Juno Temple, as Di Radfield, gives a star-making performance here: heartfelt, vulnerable and dangerous, part Marmalade Atkins part Catherine Tramell. She plays Radfield with just the right degree of self-awareness, balancing wide-eyed curiosity with the assumed ironic poise of a girl who’s read just a bit too much Dorothy Parker. Eva Green, of course, is splendid as Miss G at the beginning of the film, as she sashays into chapel to admiring glances from the girls; but she struggles with the character as we discover more about her, and the cracks start to appear. Green is better at cool irony than passion, and is most confident as characters — as in her sensational debut, The Dreamers — who are aware they’re being watched. Alone in a room she seems to falter, her grip on the character fading. Nonetheless, as the screws of the story start to tighten, and tragedy becomes inevitable, Cracks is absolutely gripping, and I’m already looking forward to whatever Scott does next.

An Education is of course, already famous as the film that made Carey Mulligan a star, although I think that’s been apparent since she appeared in Doctor Who; she also brought her beguiling blend of innocence and steel to The Seagull at the Royal Court and on Broadway last year. But hers is not the only extraordinary performance in the movie: Olivia Williams provides a sequel of sorts to Rushmore as another fragile but life-changing teacher, and Rosamund Pike reinvents herself triumphantly as the dim but compassionate Helen. She does something absolutely extraordinary here, playing a woman with great emotional intelligence but absolutely none of the traditional kind, and her performance is hilarious and heartbreaking in equal measure.

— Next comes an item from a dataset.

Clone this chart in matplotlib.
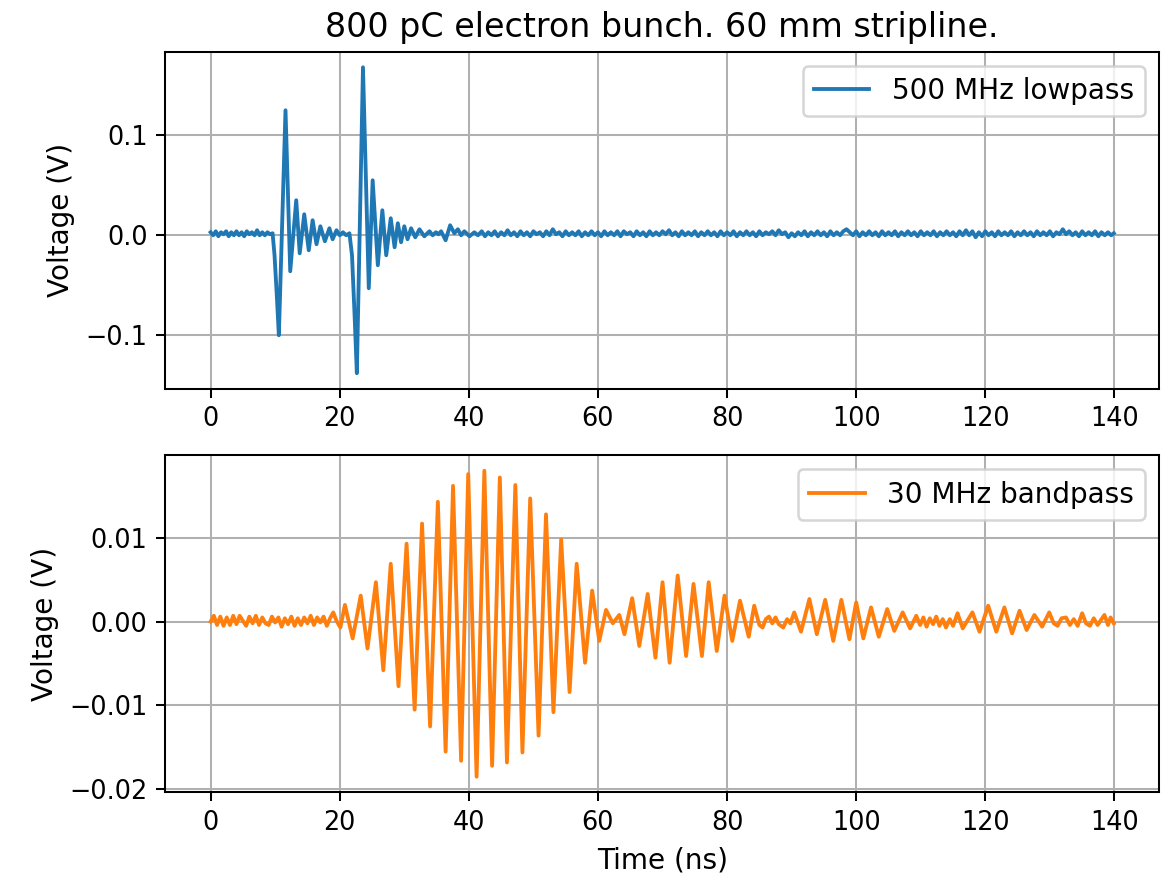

Now. Spoilers. Don’t keep reading if you haven’t seen the film — but if you have, were you disappointed by the ending? It’s true to life, I imagine (I haven’t read Lynn Barber’s memoir) but on film it feels as if Nick Hornby ran out of time and farmed out the last act to the writers of Eastenders. A film that’s been all about nuance, huge emotions signalled in a single dipped eyelash, tips into lurid melodrama, and the most contrived discovery of letters since National Treasure Part 2. More importantly, it’s a betrayal of the character: the film may be called An Education, but the ending makes Jenny merely passive, a victim of circumstance, rather than a woman who has learned, changed and decided to act. It doesn’t diminish the rest of the movie, but it’s a dull, unworthy finish to such a subtle piece of work.